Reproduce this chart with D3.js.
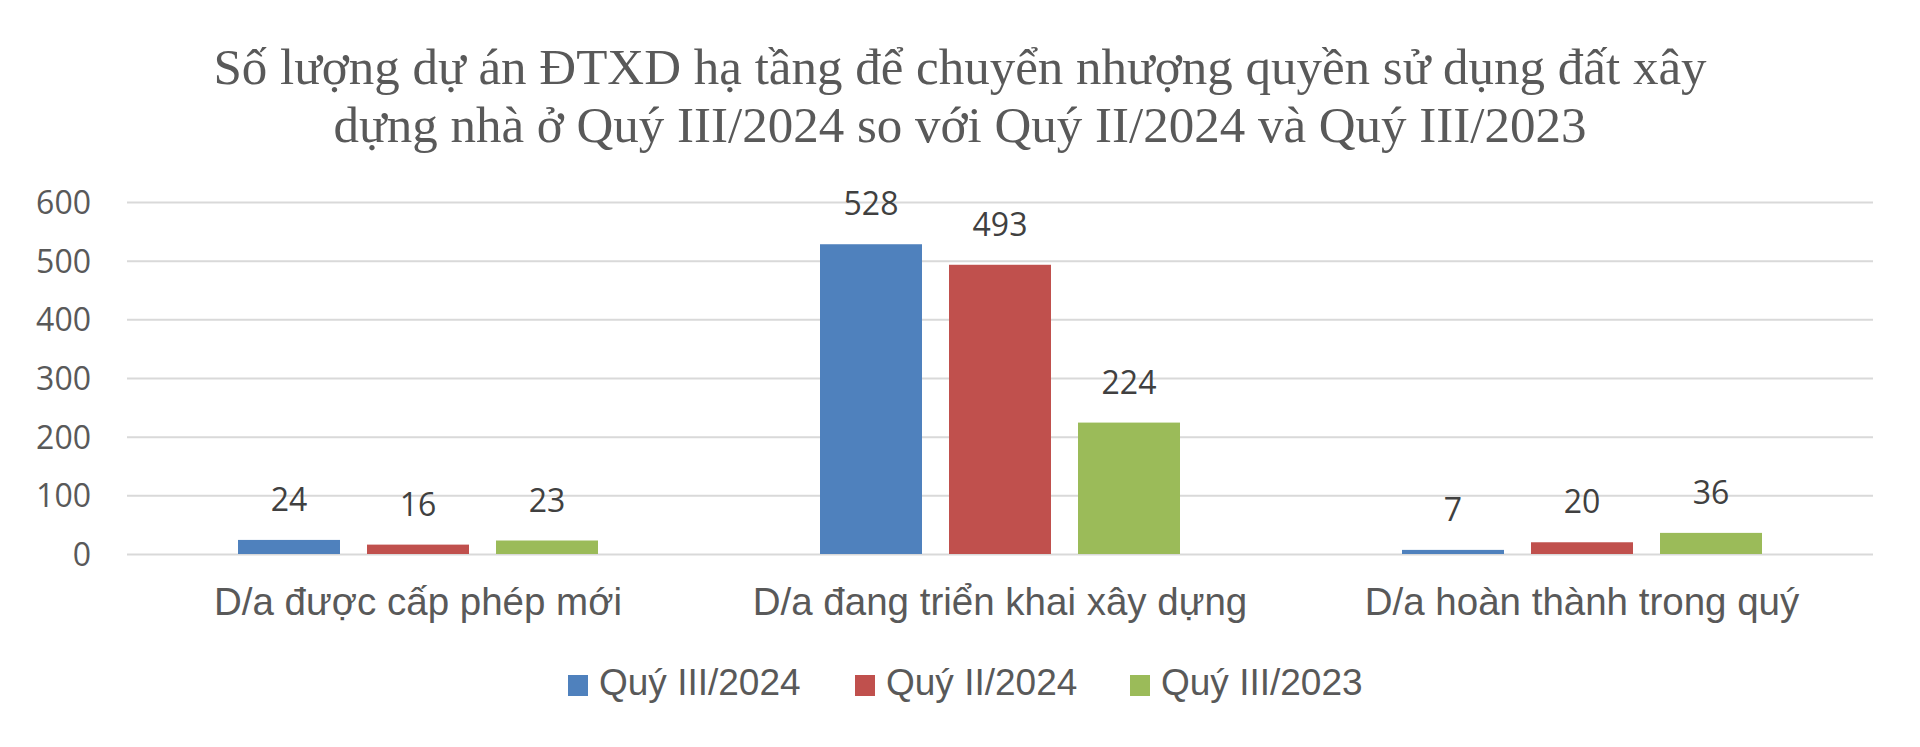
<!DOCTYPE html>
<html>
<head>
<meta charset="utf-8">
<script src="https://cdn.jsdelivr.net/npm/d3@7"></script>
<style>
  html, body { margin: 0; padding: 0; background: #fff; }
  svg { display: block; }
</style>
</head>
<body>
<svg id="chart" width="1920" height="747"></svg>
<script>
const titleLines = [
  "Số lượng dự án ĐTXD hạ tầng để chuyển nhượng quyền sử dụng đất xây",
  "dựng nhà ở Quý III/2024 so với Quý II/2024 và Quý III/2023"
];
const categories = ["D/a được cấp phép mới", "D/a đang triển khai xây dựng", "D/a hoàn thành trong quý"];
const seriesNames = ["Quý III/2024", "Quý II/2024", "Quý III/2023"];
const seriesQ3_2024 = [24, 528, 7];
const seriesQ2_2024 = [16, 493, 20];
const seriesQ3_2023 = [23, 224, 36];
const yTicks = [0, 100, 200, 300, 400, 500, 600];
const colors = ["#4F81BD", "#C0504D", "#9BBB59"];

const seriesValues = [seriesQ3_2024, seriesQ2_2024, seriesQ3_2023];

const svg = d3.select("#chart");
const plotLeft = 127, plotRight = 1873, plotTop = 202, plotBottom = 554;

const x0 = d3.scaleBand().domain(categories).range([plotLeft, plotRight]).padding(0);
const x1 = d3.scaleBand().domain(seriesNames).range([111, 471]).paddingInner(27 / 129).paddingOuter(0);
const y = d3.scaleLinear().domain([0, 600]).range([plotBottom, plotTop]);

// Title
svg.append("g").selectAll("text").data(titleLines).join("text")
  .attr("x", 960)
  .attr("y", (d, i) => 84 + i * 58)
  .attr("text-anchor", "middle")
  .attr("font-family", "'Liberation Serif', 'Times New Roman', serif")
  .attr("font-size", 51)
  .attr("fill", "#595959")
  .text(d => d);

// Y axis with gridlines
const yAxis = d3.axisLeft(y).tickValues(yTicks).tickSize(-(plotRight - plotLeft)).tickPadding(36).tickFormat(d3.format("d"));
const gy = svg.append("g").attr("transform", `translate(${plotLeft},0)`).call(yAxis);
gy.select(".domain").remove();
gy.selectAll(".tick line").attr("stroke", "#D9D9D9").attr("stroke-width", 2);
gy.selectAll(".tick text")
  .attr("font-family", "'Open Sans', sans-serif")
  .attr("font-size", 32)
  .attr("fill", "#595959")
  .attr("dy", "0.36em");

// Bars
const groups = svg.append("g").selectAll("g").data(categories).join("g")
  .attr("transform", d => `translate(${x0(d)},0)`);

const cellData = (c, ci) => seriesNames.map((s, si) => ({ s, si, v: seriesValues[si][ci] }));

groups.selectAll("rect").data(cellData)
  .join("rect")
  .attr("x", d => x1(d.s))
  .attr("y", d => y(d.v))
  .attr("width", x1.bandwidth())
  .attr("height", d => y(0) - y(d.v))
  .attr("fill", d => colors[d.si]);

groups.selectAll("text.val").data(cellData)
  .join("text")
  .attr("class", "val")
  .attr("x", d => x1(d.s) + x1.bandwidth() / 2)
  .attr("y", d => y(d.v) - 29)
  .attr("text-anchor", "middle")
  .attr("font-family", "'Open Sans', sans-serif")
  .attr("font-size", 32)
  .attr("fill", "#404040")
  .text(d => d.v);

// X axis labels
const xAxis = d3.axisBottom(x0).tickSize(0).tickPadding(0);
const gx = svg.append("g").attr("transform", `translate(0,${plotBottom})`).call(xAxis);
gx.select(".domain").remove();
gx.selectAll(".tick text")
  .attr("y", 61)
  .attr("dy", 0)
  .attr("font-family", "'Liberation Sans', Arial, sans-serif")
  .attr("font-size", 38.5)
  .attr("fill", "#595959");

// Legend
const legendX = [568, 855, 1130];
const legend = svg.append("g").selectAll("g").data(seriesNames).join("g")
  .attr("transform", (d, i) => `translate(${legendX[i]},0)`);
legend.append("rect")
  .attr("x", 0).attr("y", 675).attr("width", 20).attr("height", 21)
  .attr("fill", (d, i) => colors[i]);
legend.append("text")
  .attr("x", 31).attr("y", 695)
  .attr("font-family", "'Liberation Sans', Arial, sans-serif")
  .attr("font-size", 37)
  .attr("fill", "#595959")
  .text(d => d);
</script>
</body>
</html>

──────────────────────────────

### TASK DESCRIPTION
Copy out each line exactly, without the pictures.

### WORKED SOLUTION
Reproduce this chart with D3.js.
<!DOCTYPE html>
<html>
<head>
<meta charset="utf-8">
<script src="https://cdn.jsdelivr.net/npm/d3@7"></script>
<style>
  html, body { margin: 0; padding: 0; background: #fff; }
  svg { display: block; }
</style>
</head>
<body>
<svg id="chart" width="1920" height="747"></svg>
<script>
const titleLines = [
  "Số lượng dự án ĐTXD hạ tầng để chuyển nhượng quyền sử dụng đất xây",
  "dựng nhà ở Quý III/2024 so với Quý II/2024 và Quý III/2023"
];
const categories = ["D/a được cấp phép mới", "D/a đang triển khai xây dựng", "D/a hoàn thành trong quý"];
const seriesNames = ["Quý III/2024", "Quý II/2024", "Quý III/2023"];
const seriesQ3_2024 = [24, 528, 7];
const seriesQ2_2024 = [16, 493, 20];
const seriesQ3_2023 = [23, 224, 36];
const yTicks = [0, 100, 200, 300, 400, 500, 600];
const colors = ["#4F81BD", "#C0504D", "#9BBB59"];

const seriesValues = [seriesQ3_2024, seriesQ2_2024, seriesQ3_2023];

const svg = d3.select("#chart");
const plotLeft = 127, plotRight = 1873, plotTop = 202, plotBottom = 554;

const x0 = d3.scaleBand().domain(categories).range([plotLeft, plotRight]).padding(0);
const x1 = d3.scaleBand().domain(seriesNames).range([111, 471]).paddingInner(27 / 129).paddingOuter(0);
const y = d3.scaleLinear().domain([0, 600]).range([plotBottom, plotTop]);

// Title
svg.append("g").selectAll("text").data(titleLines).join("text")
  .attr("x", 960)
  .attr("y", (d, i) => 84 + i * 58)
  .attr("text-anchor", "middle")
  .attr("font-family", "'Liberation Serif', 'Times New Roman', serif")
  .attr("font-size", 51)
  .attr("fill", "#595959")
  .text(d => d);

// Y axis with gridlines
const yAxis = d3.axisLeft(y).tickValues(yTicks).tickSize(-(plotRight - plotLeft)).tickPadding(36).tickFormat(d3.format("d"));
const gy = svg.append("g").attr("transform", `translate(${plotLeft},0)`).call(yAxis);
gy.select(".domain").remove();
gy.selectAll(".tick line").attr("stroke", "#D9D9D9").attr("stroke-width", 2);
gy.selectAll(".tick text")
  .attr("font-family", "'Open Sans', sans-serif")
  .attr("font-size", 32)
  .attr("fill", "#595959")
  .attr("dy", "0.36em");

// Bars
const groups = svg.append("g").selectAll("g").data(categories).join("g")
  .attr("transform", d => `translate(${x0(d)},0)`);

const cellData = (c, ci) => seriesNames.map((s, si) => ({ s, si, v: seriesValues[si][ci] }));

groups.selectAll("rect").data(cellData)
  .join("rect")
  .attr("x", d => x1(d.s))
  .attr("y", d => y(d.v))
  .attr("width", x1.bandwidth())
  .attr("height", d => y(0) - y(d.v))
  .attr("fill", d => colors[d.si]);

groups.selectAll("text.val").data(cellData)
  .join("text")
  .attr("class", "val")
  .attr("x", d => x1(d.s) + x1.bandwidth() / 2)
  .attr("y", d => y(d.v) - 29)
  .attr("text-anchor", "middle")
  .attr("font-family", "'Open Sans', sans-serif")
  .attr("font-size", 32)
  .attr("fill", "#404040")
  .text(d => d.v);

// X axis labels
const xAxis = d3.axisBottom(x0).tickSize(0).tickPadding(0);
const gx = svg.append("g").attr("transform", `translate(0,${plotBottom})`).call(xAxis);
gx.select(".domain").remove();
gx.selectAll(".tick text")
  .attr("y", 61)
  .attr("dy", 0)
  .attr("font-family", "'Liberation Sans', Arial, sans-serif")
  .attr("font-size", 38.5)
  .attr("fill", "#595959");

// Legend
const legendX = [568, 855, 1130];
const legend = svg.append("g").selectAll("g").data(seriesNames).join("g")
  .attr("transform", (d, i) => `translate(${legendX[i]},0)`);
legend.append("rect")
  .attr("x", 0).attr("y", 675).attr("width", 20).attr("height", 21)
  .attr("fill", (d, i) => colors[i]);
legend.append("text")
  .attr("x", 31).attr("y", 695)
  .attr("font-family", "'Liberation Sans', Arial, sans-serif")
  .attr("font-size", 37)
  .attr("fill", "#595959")
  .text(d => d);
</script>
</body>
</html>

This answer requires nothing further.